The blockchain/indexer layer observes settlement reality. The chain listener normalizes messy external events. The ledger records product-safe financial movements. The transaction state machine gives users and support a shared vocabulary. The WebSocket layer reduces anxiety by making state changes visible quickly. The audit log makes sensitive actions explainable later.
This is how a wallet app earns trust in small moments. A user does not need to understand mempools, provider delays, or confirmation thresholds. They need the app to tell the truth clearly and consistently.
Failure Modes
A mature wallet backend is designed around failure.
Common failures:
- Chain congestion delays confirmations.
- Provider webhooks arrive late or twice.
- Indexer reports an event before the product considers it final.
- A withdrawal broadcast succeeds but the response times out.
- Cached balances drift from ledger truth.
- A provider outage blocks fresh chain reads.
Handle these with:
- Idempotent event processing.
- Transaction reconciliation jobs.
- Explicit retry states.
- Confirmation thresholds per asset/chain.
- Admin tools for safe manual review.
- User-facing copy that distinguishes “detected”, “confirming”, and “available”.
Production Checklist
- Every balance-affecting action creates ledger entries.
- Every external event has an idempotency key.

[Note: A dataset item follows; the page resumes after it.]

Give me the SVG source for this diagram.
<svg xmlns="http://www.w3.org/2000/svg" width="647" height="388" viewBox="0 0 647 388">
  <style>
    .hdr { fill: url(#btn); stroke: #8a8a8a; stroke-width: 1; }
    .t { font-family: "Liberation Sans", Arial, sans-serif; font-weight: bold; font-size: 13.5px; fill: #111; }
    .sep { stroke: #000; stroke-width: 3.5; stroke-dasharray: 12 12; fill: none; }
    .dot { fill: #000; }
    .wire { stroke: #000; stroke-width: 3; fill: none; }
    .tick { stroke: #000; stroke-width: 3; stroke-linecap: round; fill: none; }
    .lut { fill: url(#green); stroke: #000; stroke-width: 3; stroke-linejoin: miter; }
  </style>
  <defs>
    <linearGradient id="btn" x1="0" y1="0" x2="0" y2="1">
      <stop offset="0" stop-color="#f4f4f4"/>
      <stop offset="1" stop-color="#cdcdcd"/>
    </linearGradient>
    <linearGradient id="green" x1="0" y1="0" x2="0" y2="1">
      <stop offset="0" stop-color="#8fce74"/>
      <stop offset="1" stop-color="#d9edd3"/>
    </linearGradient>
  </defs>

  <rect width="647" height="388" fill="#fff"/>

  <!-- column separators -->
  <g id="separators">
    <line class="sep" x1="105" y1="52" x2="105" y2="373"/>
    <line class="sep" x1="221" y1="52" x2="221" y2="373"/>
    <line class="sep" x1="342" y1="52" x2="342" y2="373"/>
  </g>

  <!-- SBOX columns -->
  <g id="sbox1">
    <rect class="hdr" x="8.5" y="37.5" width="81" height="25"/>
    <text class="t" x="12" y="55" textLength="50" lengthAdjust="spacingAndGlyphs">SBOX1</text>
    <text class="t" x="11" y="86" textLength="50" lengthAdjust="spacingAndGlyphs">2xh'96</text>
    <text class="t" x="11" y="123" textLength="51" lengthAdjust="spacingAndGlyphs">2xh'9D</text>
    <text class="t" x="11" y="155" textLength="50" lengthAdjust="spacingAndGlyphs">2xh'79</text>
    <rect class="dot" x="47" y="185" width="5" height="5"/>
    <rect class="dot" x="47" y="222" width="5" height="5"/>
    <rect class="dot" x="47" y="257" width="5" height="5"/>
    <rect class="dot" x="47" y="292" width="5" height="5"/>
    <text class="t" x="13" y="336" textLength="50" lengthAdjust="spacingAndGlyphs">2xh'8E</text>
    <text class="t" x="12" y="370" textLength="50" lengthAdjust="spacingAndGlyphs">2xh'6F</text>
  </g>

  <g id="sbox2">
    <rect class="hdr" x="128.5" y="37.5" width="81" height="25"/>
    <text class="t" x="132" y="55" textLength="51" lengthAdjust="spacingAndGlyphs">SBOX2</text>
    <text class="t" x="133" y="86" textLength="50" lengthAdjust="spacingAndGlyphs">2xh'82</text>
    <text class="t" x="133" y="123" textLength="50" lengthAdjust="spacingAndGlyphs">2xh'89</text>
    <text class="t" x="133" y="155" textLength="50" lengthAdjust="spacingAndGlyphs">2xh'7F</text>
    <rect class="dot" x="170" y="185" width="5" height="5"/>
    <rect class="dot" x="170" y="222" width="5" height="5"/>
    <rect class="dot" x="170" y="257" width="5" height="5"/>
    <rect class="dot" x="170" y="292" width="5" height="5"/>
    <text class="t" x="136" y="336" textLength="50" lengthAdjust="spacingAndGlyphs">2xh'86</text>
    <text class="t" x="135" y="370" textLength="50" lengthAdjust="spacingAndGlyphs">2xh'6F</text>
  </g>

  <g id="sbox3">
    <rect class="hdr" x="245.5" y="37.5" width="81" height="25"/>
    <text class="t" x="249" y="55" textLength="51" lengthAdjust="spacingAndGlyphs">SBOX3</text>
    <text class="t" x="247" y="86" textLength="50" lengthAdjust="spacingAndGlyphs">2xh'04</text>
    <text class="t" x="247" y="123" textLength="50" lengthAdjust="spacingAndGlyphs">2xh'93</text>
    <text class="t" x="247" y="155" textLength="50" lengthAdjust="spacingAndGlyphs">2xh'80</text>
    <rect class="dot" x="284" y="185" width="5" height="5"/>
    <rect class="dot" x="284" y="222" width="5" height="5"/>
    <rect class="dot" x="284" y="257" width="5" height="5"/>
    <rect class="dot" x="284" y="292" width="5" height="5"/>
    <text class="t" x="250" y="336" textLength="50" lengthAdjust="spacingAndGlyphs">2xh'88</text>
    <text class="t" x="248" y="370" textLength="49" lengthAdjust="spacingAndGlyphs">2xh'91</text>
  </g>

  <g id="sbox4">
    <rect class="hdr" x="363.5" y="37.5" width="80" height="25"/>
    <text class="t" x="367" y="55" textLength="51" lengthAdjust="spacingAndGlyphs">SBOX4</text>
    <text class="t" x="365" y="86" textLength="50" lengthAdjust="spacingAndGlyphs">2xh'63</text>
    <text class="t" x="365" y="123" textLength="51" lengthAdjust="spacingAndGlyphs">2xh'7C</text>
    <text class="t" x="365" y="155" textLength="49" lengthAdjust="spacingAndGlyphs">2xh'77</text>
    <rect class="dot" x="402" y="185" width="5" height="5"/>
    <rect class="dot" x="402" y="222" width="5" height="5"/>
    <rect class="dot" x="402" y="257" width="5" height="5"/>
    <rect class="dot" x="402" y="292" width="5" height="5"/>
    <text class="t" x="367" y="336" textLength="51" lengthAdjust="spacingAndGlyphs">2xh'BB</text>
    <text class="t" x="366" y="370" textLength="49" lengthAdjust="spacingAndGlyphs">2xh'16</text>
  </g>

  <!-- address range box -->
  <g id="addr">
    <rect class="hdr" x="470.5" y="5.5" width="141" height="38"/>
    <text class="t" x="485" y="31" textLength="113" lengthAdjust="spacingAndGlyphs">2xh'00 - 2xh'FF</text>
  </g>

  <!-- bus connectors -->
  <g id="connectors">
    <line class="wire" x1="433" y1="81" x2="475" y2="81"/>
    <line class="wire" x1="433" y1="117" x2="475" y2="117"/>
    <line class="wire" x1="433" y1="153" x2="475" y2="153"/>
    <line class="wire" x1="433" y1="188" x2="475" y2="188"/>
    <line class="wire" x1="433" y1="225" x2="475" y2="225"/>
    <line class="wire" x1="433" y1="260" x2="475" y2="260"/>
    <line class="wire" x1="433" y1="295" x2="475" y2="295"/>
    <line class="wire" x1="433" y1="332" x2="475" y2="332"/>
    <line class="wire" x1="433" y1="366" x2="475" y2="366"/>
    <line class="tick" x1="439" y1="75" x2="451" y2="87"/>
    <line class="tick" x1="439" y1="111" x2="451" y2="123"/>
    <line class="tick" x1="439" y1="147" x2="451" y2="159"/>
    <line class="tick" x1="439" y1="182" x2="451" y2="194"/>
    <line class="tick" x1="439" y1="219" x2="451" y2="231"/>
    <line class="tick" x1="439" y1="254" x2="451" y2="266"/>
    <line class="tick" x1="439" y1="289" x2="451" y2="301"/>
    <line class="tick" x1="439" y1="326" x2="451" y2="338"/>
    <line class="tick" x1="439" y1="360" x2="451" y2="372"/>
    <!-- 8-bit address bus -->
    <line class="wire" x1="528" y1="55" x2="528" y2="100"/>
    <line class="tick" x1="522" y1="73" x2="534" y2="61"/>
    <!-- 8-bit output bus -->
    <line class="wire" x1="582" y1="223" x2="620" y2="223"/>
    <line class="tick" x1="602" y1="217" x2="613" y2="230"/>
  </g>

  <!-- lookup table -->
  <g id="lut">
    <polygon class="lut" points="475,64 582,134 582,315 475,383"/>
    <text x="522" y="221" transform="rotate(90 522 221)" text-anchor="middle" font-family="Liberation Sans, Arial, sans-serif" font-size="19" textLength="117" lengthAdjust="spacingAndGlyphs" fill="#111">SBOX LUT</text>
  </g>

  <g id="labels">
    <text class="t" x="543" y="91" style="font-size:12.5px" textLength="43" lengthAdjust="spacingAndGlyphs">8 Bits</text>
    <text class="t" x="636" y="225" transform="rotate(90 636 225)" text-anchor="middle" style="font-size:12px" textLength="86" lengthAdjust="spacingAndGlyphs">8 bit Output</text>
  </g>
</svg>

- Transaction states are explicit and visible to support.
- WebSocket events are product-safe and versioned.
- Withdrawal actions have rate limits and risk checks.
- Provider payloads are stored for debugging but not trusted blindly.

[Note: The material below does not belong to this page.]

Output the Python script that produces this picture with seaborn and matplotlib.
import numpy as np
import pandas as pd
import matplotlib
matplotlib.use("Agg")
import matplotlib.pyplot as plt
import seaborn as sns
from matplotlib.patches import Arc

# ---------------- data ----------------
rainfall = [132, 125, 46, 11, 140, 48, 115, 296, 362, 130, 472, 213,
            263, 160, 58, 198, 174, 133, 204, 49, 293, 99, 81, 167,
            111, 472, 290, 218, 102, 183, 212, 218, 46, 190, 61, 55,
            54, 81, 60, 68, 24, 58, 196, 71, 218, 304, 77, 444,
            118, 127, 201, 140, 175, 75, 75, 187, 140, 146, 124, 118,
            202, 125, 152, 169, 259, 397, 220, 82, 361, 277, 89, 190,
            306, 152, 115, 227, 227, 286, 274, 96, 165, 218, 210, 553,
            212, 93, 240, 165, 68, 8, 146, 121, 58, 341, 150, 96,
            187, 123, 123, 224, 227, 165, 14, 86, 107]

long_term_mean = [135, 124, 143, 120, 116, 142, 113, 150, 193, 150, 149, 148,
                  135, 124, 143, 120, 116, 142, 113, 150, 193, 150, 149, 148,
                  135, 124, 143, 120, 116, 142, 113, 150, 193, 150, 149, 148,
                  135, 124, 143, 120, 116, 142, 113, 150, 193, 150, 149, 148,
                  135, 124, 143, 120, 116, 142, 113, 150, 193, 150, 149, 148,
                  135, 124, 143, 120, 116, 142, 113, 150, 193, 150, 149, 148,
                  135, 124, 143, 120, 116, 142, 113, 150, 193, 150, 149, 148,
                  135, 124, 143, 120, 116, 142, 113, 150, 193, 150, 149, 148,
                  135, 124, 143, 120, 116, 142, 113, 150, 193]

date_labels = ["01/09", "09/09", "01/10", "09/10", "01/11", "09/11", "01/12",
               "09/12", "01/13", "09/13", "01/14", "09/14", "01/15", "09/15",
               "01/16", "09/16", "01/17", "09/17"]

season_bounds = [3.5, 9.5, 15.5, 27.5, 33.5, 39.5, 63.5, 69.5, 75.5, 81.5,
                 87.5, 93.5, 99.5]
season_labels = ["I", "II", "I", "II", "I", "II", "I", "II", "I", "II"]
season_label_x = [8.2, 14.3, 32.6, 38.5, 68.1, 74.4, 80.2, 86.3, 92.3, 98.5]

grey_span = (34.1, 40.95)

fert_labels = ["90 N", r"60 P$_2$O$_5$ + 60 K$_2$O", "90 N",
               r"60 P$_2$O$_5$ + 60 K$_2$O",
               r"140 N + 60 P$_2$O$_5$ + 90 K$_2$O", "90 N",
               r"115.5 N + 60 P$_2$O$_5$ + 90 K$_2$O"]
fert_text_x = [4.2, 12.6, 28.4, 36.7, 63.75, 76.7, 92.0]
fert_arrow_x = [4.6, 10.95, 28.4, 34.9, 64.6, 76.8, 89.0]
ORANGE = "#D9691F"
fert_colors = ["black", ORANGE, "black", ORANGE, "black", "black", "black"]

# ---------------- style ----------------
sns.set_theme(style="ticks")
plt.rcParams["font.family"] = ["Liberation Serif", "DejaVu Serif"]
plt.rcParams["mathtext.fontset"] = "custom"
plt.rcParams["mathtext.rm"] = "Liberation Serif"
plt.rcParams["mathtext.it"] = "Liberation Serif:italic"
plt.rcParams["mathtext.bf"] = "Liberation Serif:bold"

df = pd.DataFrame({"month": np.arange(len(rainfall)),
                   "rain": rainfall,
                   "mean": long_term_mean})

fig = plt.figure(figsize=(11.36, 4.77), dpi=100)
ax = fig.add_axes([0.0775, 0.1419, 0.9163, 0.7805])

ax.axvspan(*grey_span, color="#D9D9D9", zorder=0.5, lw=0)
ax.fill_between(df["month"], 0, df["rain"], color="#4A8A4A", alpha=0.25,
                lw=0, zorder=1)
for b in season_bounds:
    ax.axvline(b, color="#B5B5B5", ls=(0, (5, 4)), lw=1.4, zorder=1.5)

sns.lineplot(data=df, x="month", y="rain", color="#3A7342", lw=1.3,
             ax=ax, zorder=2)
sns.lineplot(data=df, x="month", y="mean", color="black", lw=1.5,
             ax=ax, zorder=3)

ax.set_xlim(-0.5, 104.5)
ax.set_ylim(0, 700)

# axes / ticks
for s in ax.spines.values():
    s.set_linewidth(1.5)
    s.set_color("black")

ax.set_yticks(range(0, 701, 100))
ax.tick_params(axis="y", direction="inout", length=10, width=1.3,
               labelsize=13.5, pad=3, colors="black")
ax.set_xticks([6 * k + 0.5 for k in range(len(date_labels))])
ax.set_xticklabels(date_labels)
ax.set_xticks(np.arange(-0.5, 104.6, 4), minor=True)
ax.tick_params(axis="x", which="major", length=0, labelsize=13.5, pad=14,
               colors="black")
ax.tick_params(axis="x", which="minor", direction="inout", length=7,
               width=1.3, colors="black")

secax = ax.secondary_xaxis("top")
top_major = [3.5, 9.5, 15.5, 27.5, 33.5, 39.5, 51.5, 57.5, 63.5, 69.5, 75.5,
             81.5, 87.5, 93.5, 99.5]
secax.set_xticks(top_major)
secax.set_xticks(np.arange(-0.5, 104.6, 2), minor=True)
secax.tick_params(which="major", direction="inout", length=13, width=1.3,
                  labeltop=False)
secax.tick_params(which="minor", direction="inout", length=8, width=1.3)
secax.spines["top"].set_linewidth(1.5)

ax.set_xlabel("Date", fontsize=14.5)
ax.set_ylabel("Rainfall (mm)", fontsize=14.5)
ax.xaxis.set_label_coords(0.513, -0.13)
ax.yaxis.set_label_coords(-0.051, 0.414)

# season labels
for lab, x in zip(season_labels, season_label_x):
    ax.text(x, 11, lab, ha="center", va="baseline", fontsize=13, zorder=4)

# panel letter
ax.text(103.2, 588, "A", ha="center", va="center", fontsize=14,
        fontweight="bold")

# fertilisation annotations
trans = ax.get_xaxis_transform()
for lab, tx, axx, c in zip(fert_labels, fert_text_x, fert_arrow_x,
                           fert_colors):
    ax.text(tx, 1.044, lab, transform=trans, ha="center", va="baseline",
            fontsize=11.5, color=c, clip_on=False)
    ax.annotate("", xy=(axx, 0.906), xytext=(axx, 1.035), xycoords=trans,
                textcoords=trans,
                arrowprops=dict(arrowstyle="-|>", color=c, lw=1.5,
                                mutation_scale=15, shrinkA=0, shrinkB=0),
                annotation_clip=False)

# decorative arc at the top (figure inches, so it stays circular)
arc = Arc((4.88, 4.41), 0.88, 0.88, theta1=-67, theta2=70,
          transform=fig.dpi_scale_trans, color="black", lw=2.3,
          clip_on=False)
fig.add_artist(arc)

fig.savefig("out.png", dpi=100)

- Reconciliation jobs compare chain/indexer truth with internal ledger state.
- Logs and analytics never contain secrets.
- Manual review flows exist before launch, not after the first incident.
Closing Thought
Crypto wallet engineering is not about showing a balance on a screen. It is about protecting user trust while multiple unreliable systems interact: mobile devices, APIs, providers, blockchains, queues, databases, and humans.
The best wallet backends are boring in the right places. They make every financial movement traceable, every transaction state explainable, and every failure recoverable.